[Start]

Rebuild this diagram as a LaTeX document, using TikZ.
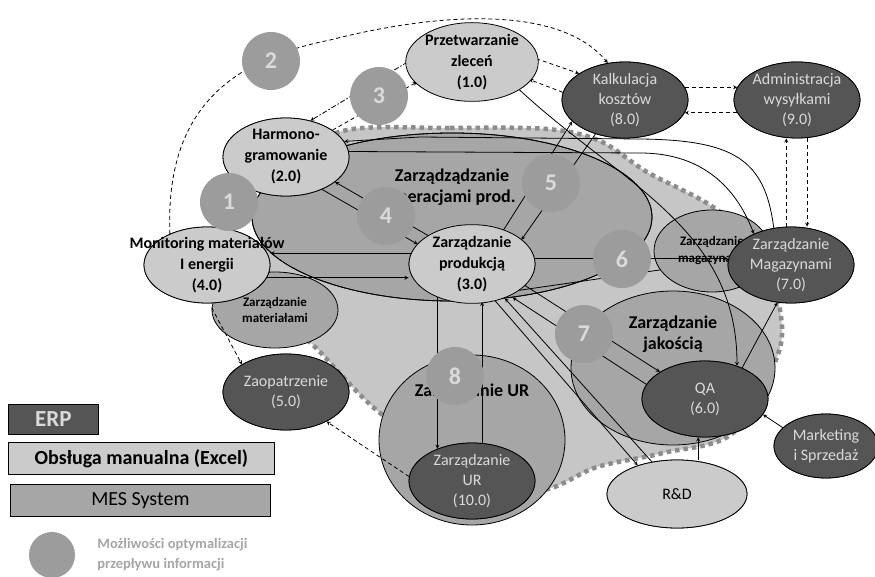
\documentclass[tikz,border=0pt]{standalone}
\usepackage{fontspec}
\setmainfont{Carlito}
\usetikzlibrary{shapes.geometric}
\usetikzlibrary{arrows, positioning, calc}
\definecolor{erpgray}{HTML}{555555}
\definecolor{mangray}{HTML}{CBCBCB}
\definecolor{mesgray}{HTML}{A6A6A6}
\definecolor{areagray}{HTML}{C6C6C6}
\definecolor{dotgray}{HTML}{8C8C8C}
\definecolor{optgray}{HTML}{9C9C9C}
\definecolor{txtlight}{HTML}{DADADA}

\begin{document}
\begin{tikzpicture}[
		x=1pt, y=-1pt,
		>=stealth,
		every node/.style={align=center, inner sep=0pt},
		manual/.style={ellipse, draw, line width=0.8pt, fill=mangray,
				font=\fontsize{16}{21}\selectfont\bfseries},
		erp/.style={ellipse, draw, line width=0.8pt, fill=erpgray, text=txtlight,
				font=\fontsize{16}{20}\selectfont},
		mes/.style={ellipse, draw, line width=0.8pt, fill=mesgray},
		meslbl/.style={font=\fontsize{18}{21}\selectfont\bfseries},
		opt/.style={circle, fill=optgray, minimum size=58pt, text=txtlight,
				font=\fontsize{24}{24}\selectfont\bfseries},
		flow/.style={->, line width=0.8pt},
		dflow/.style={->, line width=0.8pt, dash pattern=on 4pt off 3pt},
		legbox/.style={draw, line width=0.8pt, anchor=north west}
	]
	\useasboundingbox (0,0) rectangle (875,577);
	\fill[white] (0,0) rectangle (875,577);

	% area of the MES system
	\draw[fill=areagray, draw=dotgray, line width=4.5pt, dash pattern=on 4.5pt off 4pt]
	plot[smooth cycle, tension=0.55] coordinates {
			(347,130) (450,128) (547,129) (600,141) (647,172) (713,207) (760,250)
			(780,310) (777,357) (733,433) (663,453) (597,467) (540,490) (470,470)
			(380,413) (313,345) (280,320) (265,230) (300,160)};

	% MES modules
	\node[mes, minimum width=400, minimum height=168] (ops) at (452,217) {};
	\node[mes, minimum width=126, minimum height=76,
		font=\fontsize{13}{16}\selectfont\bfseries] (mat) at (275,310) {Zarządzanie\\materiałami};
	\node[ellipse, draw, line width=0.8pt, minimum width=400, minimum height=168] at (ops.center) {};
	\node[meslbl] (opslbl) at (452,187) {Zarządządzanie\\operacjami prod.};
	\node[mes, minimum width=186, minimum height=170] (urm) at (472,440) {};
	\node[meslbl] (urlbl) at (472,392) {Zarządzanie UR};
	\node[mes, minimum width=204, minimum height=154] (jak) at (673,368) {};
	\node[meslbl] (jaklbl) at (673,334) {Zarządzanie\\jakością};
	\node[mes, minimum width=116, minimum height=82,
		font=\fontsize{13}{17}\selectfont\bfseries] (magm) at (712,251) {Zarządzanie\\magazynami};

	% node shells for the links
	\path (472,62) node[manual, minimum width=128, minimum height=76] (prz) {}
	(625,100) node[erp, minimum width=126, minimum height=76] (kalk) {}
	(797,100) node[erp, minimum width=126, minimum height=76] (adm) {}
	(286,157) node[manual, minimum width=126, minimum height=78] (harm) {}
	(207,265) node[manual, minimum width=126, minimum height=76] (mon) {}
	(472,264) node[manual, minimum width=126, minimum height=76] (prod) {}
	(286,392) node[erp, minimum width=126, minimum height=76] (zaop) {}
	(472,481) node[erp, minimum width=126, minimum height=76] (ur) {}
	(705,399) node[erp, minimum width=126, minimum height=76] (qa) {}
	(677,494) node[manual, minimum width=140, minimum height=68] (rd) {}
	(826,446) node[erp, minimum width=104, minimum height=64] (mark) {}
	(791,265) node[erp, minimum width=126, minimum height=76] (mag) {};

	% dashed links
	\draw[dflow] (prz.3) -- (kalk.150);
	\draw[dflow] (kalk.173) -- (prz.-17);
	\draw[dflow] (mon.140) .. controls (165,110) and (230,60) .. (330,40)
	.. controls (440,12) and (560,5) .. (kalk.115);
	\draw[->, line width=0.8pt, dash pattern=on 5pt off 2pt on 1.5pt off 2pt] (prz.180) -- (harm.56);
	\draw[dflow] (harm.30) -- (prz.200);
	\draw[dflow] (kalk.12) -- (adm.168);
	\draw[dflow] (adm.192) -- (kalk.348);
	\draw[dflow] (mag.97) -- (mag.97 |- adm.south);
	\draw[dflow] (adm.-75) -- (adm.-75 |- mag.north);
	\draw[dflow] (mat.178) -- (zaop.148);
	\draw[dflow] (ur.176) -- (zaop.-36);

	% solid links
	\draw[flow] (prod.147) -- (harm.-27);
	\draw[flow] (harm.-42) -- (prod.160);
	\draw[flow] (prod.170) -- (prod.170 -| mon.east);
	\draw[flow] (mon.-12) -- (mon.-12 -| prod.west);
	\draw[flow] (prod.47) -- (kalk.202);
	\draw[flow] (kalk.229) -- (prod.26);
	\draw[flow] (prod.5) -- (prod.5 -| mag.west);
	\draw[line width=0.8pt] (prod.-30) -- (magm.200);
	\draw[flow] (prod.-22) -- (qa.149);
	\draw[flow] (qa.166) -- (ops.-53);
	\draw[flow] (ops.-63) -- (rd.144);
	\draw[flow] (rd.128) -- (ops.-57);
	\draw[flow] (prod.-137) -- (ur.137);
	\draw[flow] (ur.75) -- (prod.-75);
	\draw[flow] (qa.-100 |- rd.north) -- (qa.-100);
	\draw[flow] (mark.157) -- (qa.-15);
	\draw[flow] (qa.40) -- (mag.-110);
	\draw[flow] (prz.-30) to[out=-43, in=90] (qa.46);
	\draw[flow] (harm.5) -- (640,153) .. controls (700,153) and (735,185) .. (mag.140);
	\draw[flow] (mag.115) .. controls (765,160) and (735,140) .. (640,139) -- (420,137) -- (harm.15);

	% nodes
	\node[manual, minimum width=128, minimum height=76] at (prz) {Przetwarzanie\\zleceń\\(1.0)};
	\node[erp, minimum width=126, minimum height=76] at (kalk) {Kalkulacja\\kosztów\\(8.0)};
	\node[erp, minimum width=126, minimum height=76] at (adm) {Administracja\\wysyłkami\\(9.0)};
	\node[manual, minimum width=126, minimum height=78] at (harm) {Harmono-\\gramowanie\\(2.0)};
	\node[manual, minimum width=126, minimum height=76] at (mon) {};
	\node[font=\fontsize{16}{21}\selectfont\bfseries] (monlbl) at (mon) {Monitoring materiałów\\I energii\\(4.0)};
	\node[manual, minimum width=126, minimum height=76] at (prod) {Zarządzanie\\produkcją\\(3.0)};
	\node[erp, minimum width=126, minimum height=76] at (zaop) {Zaopatrzenie\\(5.0)};
	\node[erp, minimum width=126, minimum height=76] at (ur) {Zarządzanie\\UR\\(10.0)};
	\node[erp, minimum width=126, minimum height=76] at (qa) {QA\\(6.0)};
	\node[manual, minimum width=140, minimum height=68, font=\fontsize{16}{20}\selectfont] at (rd) {R\&D};
	\node[erp, minimum width=104, minimum height=64] at (mark) {Marketing\\i Sprzedaż};
	\node[erp, minimum width=126, minimum height=76] at (mag) {Zarządzanie\\Magazynami\\(7.0)};

	% optimisation points
	\node[opt] (o1) at (229,202) {1};
	\node[opt] (o2) at (271,61) {2};
	\node[opt] (o3) at (379,96) {3};
	\node[opt] (o4) at (386,216) {4};
	\node[opt] (o5) at (551,183) {5};
	\node[opt] (o6) at (622,259) {6};
	\node[opt] (o7) at (584,334) {7};
	\node[opt] (o8) at (455,376) {8};

	% legend
	\node[legbox, fill=erpgray, minimum width=90, minimum height=30, text=txtlight,
		font=\fontsize{23}{23}\selectfont\bfseries] (lerp) at (8,404) {ERP};
	\node[legbox, fill=mangray, minimum width=266, minimum height=32,
		font=\fontsize{20}{20}\selectfont\bfseries] (lman) at (8,442) {Obsługa manualna (Excel)};
	\node[legbox, fill=mesgray, minimum width=260, minimum height=32,
		font=\fontsize{20}{20}\selectfont] (lmes) at (10,484) {MES System};
	\node[circle, fill=optgray, minimum size=46] (lopt) at (52,555) {};
	\node[right=22pt of lopt, align=left, text=optgray!90!white,
		font=\fontsize{14.5}{20}\selectfont\bfseries] (lopttxt) {Możliwości optymalizacji\\przepływu informacji};
\end{tikzpicture}
\end{document}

[End]

▶ DIRECTION: Would you reproduce the lines above, from the very first through the line containing "(380,413) (313,345) (280,320)", exactly and without the pictures?

▶ OUTPUT FOR THIS EXERCISE:
Rebuild this diagram as a LaTeX document, using TikZ.
\documentclass[tikz,border=0pt]{standalone}
\usepackage{fontspec}
\setmainfont{Carlito}
\usetikzlibrary{shapes.geometric}
\usetikzlibrary{arrows, positioning, calc}
\definecolor{erpgray}{HTML}{555555}
\definecolor{mangray}{HTML}{CBCBCB}
\definecolor{mesgray}{HTML}{A6A6A6}
\definecolor{areagray}{HTML}{C6C6C6}
\definecolor{dotgray}{HTML}{8C8C8C}
\definecolor{optgray}{HTML}{9C9C9C}
\definecolor{txtlight}{HTML}{DADADA}

\begin{document}
\begin{tikzpicture}[
		x=1pt, y=-1pt,
		>=stealth,
		every node/.style={align=center, inner sep=0pt},
		manual/.style={ellipse, draw, line width=0.8pt, fill=mangray,
				font=\fontsize{16}{21}\selectfont\bfseries},
		erp/.style={ellipse, draw, line width=0.8pt, fill=erpgray, text=txtlight,
				font=\fontsize{16}{20}\selectfont},
		mes/.style={ellipse, draw, line width=0.8pt, fill=mesgray},
		meslbl/.style={font=\fontsize{18}{21}\selectfont\bfseries},
		opt/.style={circle, fill=optgray, minimum size=58pt, text=txtlight,
				font=\fontsize{24}{24}\selectfont\bfseries},
		flow/.style={->, line width=0.8pt},
		dflow/.style={->, line width=0.8pt, dash pattern=on 4pt off 3pt},
		legbox/.style={draw, line width=0.8pt, anchor=north west}
	]
	\useasboundingbox (0,0) rectangle (875,577);
	\fill[white] (0,0) rectangle (875,577);

	% area of the MES system
	\draw[fill=areagray, draw=dotgray, line width=4.5pt, dash pattern=on 4.5pt off 4pt]
	plot[smooth cycle, tension=0.55] coordinates {
			(347,130) (450,128) (547,129) (600,141) (647,172) (713,207) (760,250)
			(780,310) (777,357) (733,433) (663,453) (597,467) (540,490) (470,470)
			(380,413) (313,345) (280,320) (265,230) (300,160)};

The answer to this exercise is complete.